Save Your Children!

We must feed their talents, their dreams, and their hopes. But first, we must feed their empty stomachs with rich nutrients; something they can’t afford.

Photo: Kristina Giguere, Camille Boulanger, Florence Demers, Mr.Foy

Situated at the heart of the Saint-Sauveur neighborhood, Pignon Bleu is the primary actor in the fight against poverty in the region of Quebec. Created since 1991, this foundation is a unique resource where children aged from 0 to12 years, families and people without employment may find help and support.   This multiservice organization offers three main categories of services: Nutrition, education, employment. Le Pignon Bleu is a warm, welcoming and safe place for children and adults to attend.

On Tuesday night, April 9th, from 7PM to 10PM, a beneficiary dinner was held at the Cochon Dingue on Rene-Lévesque. This event was organized by three students of the PW Sims program at the Champlain St-Lawrence College. Through a communication class, students were asked to organize an event in goal to collect an amount of money to be donated to a foundation. Camille Boulanger, Florence Demers and Kristina Giguere devoted most of their energy into this project. Their project has collected a total profit of 7150$. Their hard work has paid off and they will be able to offer 21000 snacks to children, this completing one third of Pignon Bleu’s goal for the summer season. The PDG of Pignon Bleu was present at the Cochon Dingue to celebrate the success of the event and was very glad to see how young entrepreneur could organize such a successful event and collect a big amount of money.

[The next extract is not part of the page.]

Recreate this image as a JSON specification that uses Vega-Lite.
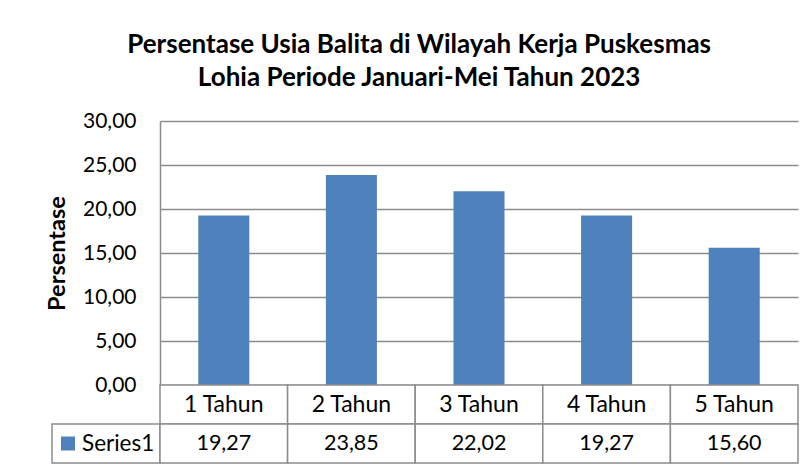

Camille Boulanger, Florence Demers and Kristina Giguere, along with the St-Lawrence Business program would like to say a big thank-you to all generous people who were present at the event who made the night a real success, to the Cochon Dingue who has offered us the best place and an excellent staff to make the event perfect, to Laurence Boulanger, Simon and Jean-Philippe Leclerc who donated a generous donation of $3,500, also a big thank-you to Andre Boulanger who has greatly helped to make this event possible.